CEO social capital was found to moderate the impact of CEO affectivity on CSR. There was a strong positive relationship between CEO positive affectivity and CSR when social capital was high, but a negligible effect when social capital was low. Conversely, the effect of CEO negative affectivity on CSR was negligible when social capital was high, but there was a strong negative relationship between negative affectivity and CSR when social capital was low.

The results were shown to be robust against a battery of experimental control measures.

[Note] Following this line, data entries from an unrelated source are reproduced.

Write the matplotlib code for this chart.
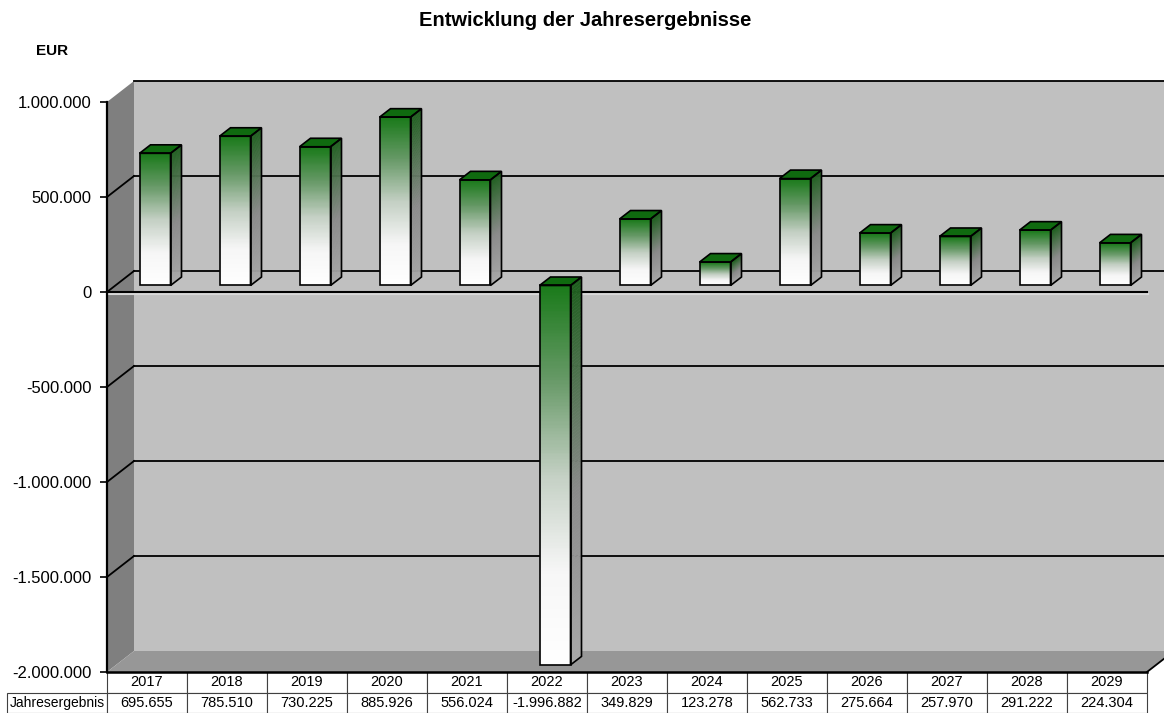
import matplotlib.pyplot as plt
import numpy as np
from matplotlib.colors import LinearSegmentedColormap
from matplotlib.patches import Polygon
from matplotlib.transforms import Affine2D

# Jahresergebnisse je Jahr (EUR)
jahre = ["2017", "2018", "2019", "2020", "2021", "2022", "2023",
         "2024", "2025", "2026", "2027", "2028", "2029"]
ergebnis = [695655, 785510, 730225, 885926, 556024, -1996882, 349829,
            123278, 562733, 275664, 257970, 291222, 224304]
y_ticks = [-2000000, -1500000, -1000000, -500000, 0, 500000, 1000000]

plt.rcParams['font.family'] = ['Liberation Sans', 'DejaVu Sans']

W, H = 1164, 713
fig = plt.figure(figsize=(W / 100, H / 100), dpi=100)
# Vorderebene des Diagramms
ax = fig.add_axes([107 / W, 41 / H, 1040 / W, 570 / H])
n = len(jahre)
ax.set_xlim(-0.5, n - 0.5)
ax.set_ylim(y_ticks[0], y_ticks[-1])

# Pixel -> Dateneinheiten fuer die Tiefenverschiebung
sx = 1040 / n
sy = 570 / (y_ticks[-1] - y_ticks[0])


def off(x, y, px, py):
    return (x + px / sx, y + py / sy)


x0, x1 = -0.5, n - 0.5
y0, y1 = y_ticks[0], y_ticks[-1]
wall_dx, wall_dy = 27, 21

# Rueckwand, Seitenwand, Boden
back = Polygon([off(x0, y0, wall_dx, wall_dy), off(x1, y0, wall_dx, wall_dy),
                off(x1, y1, wall_dx, wall_dy), off(x0, y1, wall_dx, wall_dy)],
               closed=True, fc="#c0c0c0", ec="none", clip_on=False, zorder=1)
left = Polygon([(x0, y0), off(x0, y0, wall_dx, wall_dy),
                off(x0, y1, wall_dx, wall_dy), (x0, y1)],
               closed=True, fc="#7f7f7f", ec="none", clip_on=False, zorder=1)
floor = Polygon([(x0, y0), (x1, y0), off(x1, y0, wall_dx, wall_dy),
                 off(x0, y0, wall_dx, wall_dy)],
                closed=True, fc="#979797", ec="none", clip_on=False, zorder=1)
for p in (back, left, floor):
    ax.add_patch(p)

# Gitterlinien auf Rueck- und Seitenwand
for v in y_ticks[1:]:
    bx0, by = off(x0, v, wall_dx, wall_dy)
    bx1, _ = off(x1, v, wall_dx, wall_dy)
    ax.plot([bx0, bx1], [by, by], color="black", lw=1.3, clip_on=False, zorder=2)
    if v != y_ticks[-1]:
        ax.plot([x0, bx0], [v, by], color="black", lw=1.3, clip_on=False, zorder=2)
# rechte Bodenkante
fx, fy = off(x1, y0, wall_dx, wall_dy)
ax.plot([x1, fx], [y0, fy], color="black", lw=1.3, clip_on=False, zorder=2)

# Nulllinie vorne (mit leichtem Schatten)
ax.plot([x0, x1], [0, 0], color="#d8d8d8", lw=1.5, clip_on=False, zorder=2,
        transform=ax.transData + Affine2D().translate(1, -2))
ax.plot([x0, x1], [0, 0], color="black", lw=1.5, clip_on=False, zorder=2)

# Farbverlaeufe fuer die Saeulen
front_cmap = LinearSegmentedColormap.from_list(
    "front", [(0.0, "#ffffff"), (0.25, "#f6f6f6"), (0.5, "#c4d0c4"),
              (0.75, "#689a68"), (1.0, "#1a7a1a")])
side_cmap = LinearSegmentedColormap.from_list(
    "side", [(0.0, "#a8a8a8"), (0.45, "#8a8a8a"), (1.0, "#1d5e1d")])
top_color = "#0f6a0f"

bar_w = 31 / sx
bar_px, bar_py = 8, 6.5     # Lage der Saeulenfront in der Tiefe
dep_px, dep_py = 11, 8.5    # Saeulentiefe
steps = 120


def saeule(i, v):
    lo, hi = min(v, 0), max(v, 0)
    xa = i - bar_w / 2 + bar_px / sx
    xb = i + bar_w / 2 + bar_px / sx
    ddx, ddy = dep_px / sx, dep_py / sy
    # Front und Seite mit Verlauf
    edges = np.linspace(lo, hi, steps + 1) + bar_py / sy
    for k in range(steps):
        ya, yb = edges[k], edges[k + 1]
        c = front_cmap((k + 0.5) / steps)
        ax.add_patch(Polygon([(xa, ya), (xb, ya), (xb, yb), (xa, yb)],
                             closed=True, fc=c, ec=c, lw=0.3, zorder=5))
        c2 = side_cmap((k + 0.5) / steps)
        ax.add_patch(Polygon([(xb, ya), (xb + ddx, ya + ddy),
                              (xb + ddx, yb + ddy), (xb, yb)],
                             closed=True, fc=c2, ec=c2, lw=0.3, zorder=5))
    ybot, ytop = edges[0], edges[-1]
    # Deckflaeche
    ax.add_patch(Polygon([(xa, ytop), (xb, ytop), (xb + ddx, ytop + ddy),
                          (xa + ddx, ytop + ddy)],
                         closed=True, fc=top_color, ec="black", lw=1.2, zorder=6))
    # Umrisse
    ax.add_patch(Polygon([(xa, ybot), (xb, ybot), (xb, ytop), (xa, ytop)],
                         closed=True, fill=False, ec="black", lw=1.2, zorder=6))
    ax.add_patch(Polygon([(xb, ybot), (xb + ddx, ybot + ddy),
                          (xb + ddx, ytop + ddy), (xb, ytop)],
                         closed=True, fill=False, ec="black", lw=1.2, zorder=6))


for i, v in enumerate(ergebnis):
    saeule(i, v)

# Achsen
for s in ("top", "right"):
    ax.spines[s].set_visible(False)
ax.spines["left"].set_linewidth(1.6)
ax.spines["bottom"].set_linewidth(1.8)
ax.spines["left"].set_zorder(7)
ax.spines["bottom"].set_zorder(7)
ax.patch.set_visible(False)
ax.set_xticks([])
ax.set_yticks(y_ticks)
ax.set_yticklabels([f"{t:,}".replace(",", ".") for t in y_ticks], fontsize=12)
ax.tick_params(axis="y", length=5, width=1.2, pad=6)

# Datentabelle unter dem Diagramm
werte = [f"{v:,}".replace(",", ".") for v in ergebnis]
tab = ax.table(cellText=[[""] + jahre, ["Jahresergebnis"] + werte],
               colWidths=[100 / 1040] + [80 / 1040] * n,
               cellLoc="center",
               bbox=[-100 / 1040, -41 / 570, 1140 / 1040, 41 / 570])
tab.auto_set_font_size(False)
tab.set_fontsize(10.5)
for (r, c), cell in tab.get_celld().items():
    cell.set_edgecolor("#404040")
    cell.set_linewidth(0.8)
    cell.set_facecolor("white")
    if r == 0 and c == 0:
        cell.visible_edges = ""
    if r == 1 and c == 0:
        cell.get_text().set_ha("left")
        cell.get_text().set_fontsize(10)
        cell.PAD = 0.03

fig.text(585 / W, 1 - 20 / H, "Entwicklung der Jahresergebnisse",
         ha="center", va="center", fontsize=14.5, fontweight="bold")
fig.text(52 / W, 1 - 51 / H, "EUR", ha="center", va="center",
         fontsize=11, fontweight="bold")

fig.savefig("out.png", dpi=100)
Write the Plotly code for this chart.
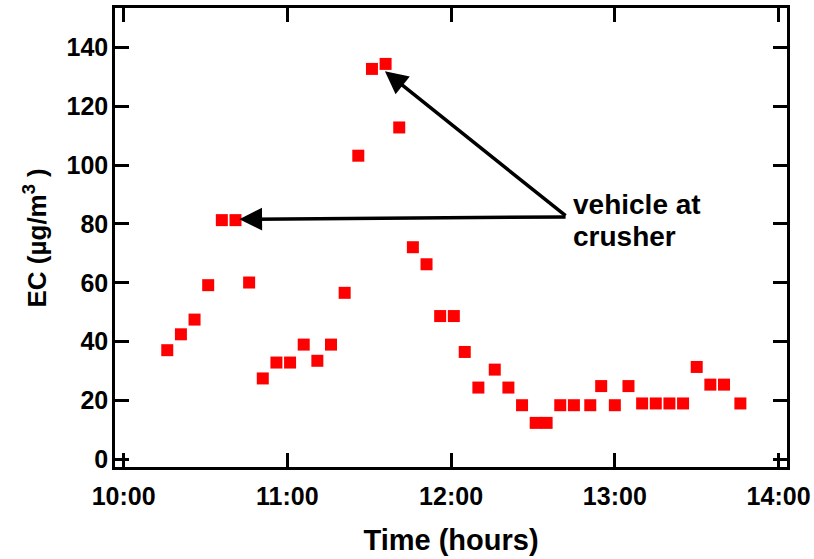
import plotly.graph_objects as go

# ---- data ----
times = ["10:16", "10:21", "10:26", "10:31", "10:36", "10:41", "10:46", "10:51",
         "10:56", "11:01", "11:06", "11:11", "11:16", "11:21", "11:26", "11:31",
         "11:36", "11:41", "11:46", "11:51", "11:56", "12:01", "12:05", "12:10",
         "12:16", "12:21", "12:26", "12:31", "12:35", "12:40", "12:45", "12:51",
         "12:55", "13:00", "13:05", "13:10", "13:15", "13:20", "13:25", "13:30",
         "13:35", "13:40", "13:46"]
ec_values = [37.1, 42.5, 47.5, 59.2, 81.3, 81.3, 60.1, 27.5, 32.9, 32.9, 39.0,
             33.5, 39.0, 56.6, 103.2, 132.7, 134.4, 112.8, 72.1, 66.3, 48.7,
             48.7, 36.5, 24.4, 30.5, 24.4, 18.4, 12.4, 12.4, 18.4, 18.4, 18.4,
             24.9, 18.4, 24.9, 19.0, 19.0, 19.0, 19.0, 31.4, 25.4, 25.4, 19.0]
x_tick_labels = ["10:00", "11:00", "12:00", "13:00", "14:00"]
y_ticks = [0, 20, 40, 60, 80, 100, 120, 140]

DAY = "2000-01-01 "
x = [DAY + t for t in times]
x_ticks = [DAY + t for t in x_tick_labels]

FONT = "Liberation Sans, Arial, Helvetica, sans-serif"

fig = go.Figure()
fig.add_trace(go.Scatter(
    x=x, y=ec_values, mode="markers",
    marker=dict(symbol="square", size=12, color="#ff0000", line=dict(width=0)),
    showlegend=False,
))

axis_common = dict(
    showline=True, linecolor="black", linewidth=2.5, mirror="ticks",
    ticks="inside", ticklen=14, tickwidth=2.5, tickcolor="black",
    showgrid=False, zeroline=False, automargin=False,
    tickfont=dict(family=FONT, size=25, color="black", weight="bold"),
)

fig.update_layout(
    width=814, height=559,
    margin=dict(l=115, r=27, t=8, b=92),
    paper_bgcolor="white", plot_bgcolor="white",
    xaxis=dict(
        type="date",
        range=[DAY + "09:56:51", DAY + "14:03:05"],
        tickvals=x_ticks, ticktext=x_tick_labels,
        ticklabelstandoff=5,
        title=dict(text="Time (hours)", standoff=21,
                   font=dict(family=FONT, size=29, color="black", weight="bold")),
        **axis_common,
    ),
    yaxis=dict(
        range=[-2.6, 153.4],
        tickvals=y_ticks,
        ticklabelstandoff=-1,
        **axis_common,
    ),
)

# y-axis title as a rotated paper annotation for exact placement
fig.add_annotation(
    xref="paper", yref="paper", x=-0.1176, y=0.5, xanchor="center", yanchor="middle",
    text="EC (µg/m<sup>3</sup> )", textangle=-90, showarrow=False,
    font=dict(family=FONT, size=26, color="black", weight="bold"),
)

tail_x = DAY + "12:42:30"
tail_y = 82.4
arrow_style = dict(showarrow=True, arrowhead=2, arrowsize=1.3, arrowwidth=3.5,
                   arrowcolor="black", axref="x", ayref="y", text="", standoff=0)
fig.add_annotation(x=DAY + "11:35:45", y=131.9, ax=tail_x, ay=tail_y, **arrow_style)
fig.add_annotation(x=DAY + "10:42:24", y=81.6, ax=tail_x, ay=tail_y, **arrow_style)

label_font = dict(family=FONT, size=28, color="black", weight="bold")
fig.add_annotation(x=DAY + "12:44:00", y=86.6, text="vehicle at", showarrow=False,
                   xanchor="left", yanchor="middle", font=label_font)
fig.add_annotation(x=DAY + "12:44:00", y=75.7, text="crusher", showarrow=False,
                   xanchor="left", yanchor="middle", font=label_font)

# remove the browser's default 8px body margin so the figure fills the window
fig.write_html("out.html", config={"displayModeBar": False},
               post_script="document.body.style.margin='0';")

“In addition, our findings show that CEO social capital can boost the impact of CEO positive affectivity on CSR, as well as weakening the impact of negative affectivity,” she adds. “In this way, it has uncovered important boundary conditions for understanding how broaden-and-build theory operates in relation to CEO affectivity and CSR.”


When Corporate Philanthropy Keeps Staff Happy

Prof. Lin says the study has important practical implications for CEOs. Further, if stakeholders or the board emphasise the importance of CSR, they may look for CEOs with more positive affectivity as these CEOs are more inclined to conduct such activities. Also, CEOs with better social connections are able to reach out to different stakeholders and address the needs of their stakeholders via CSR.

“To summarise, CEOs with positive affectivity, coupled with strong social capital, are better prepared for CSR activities.”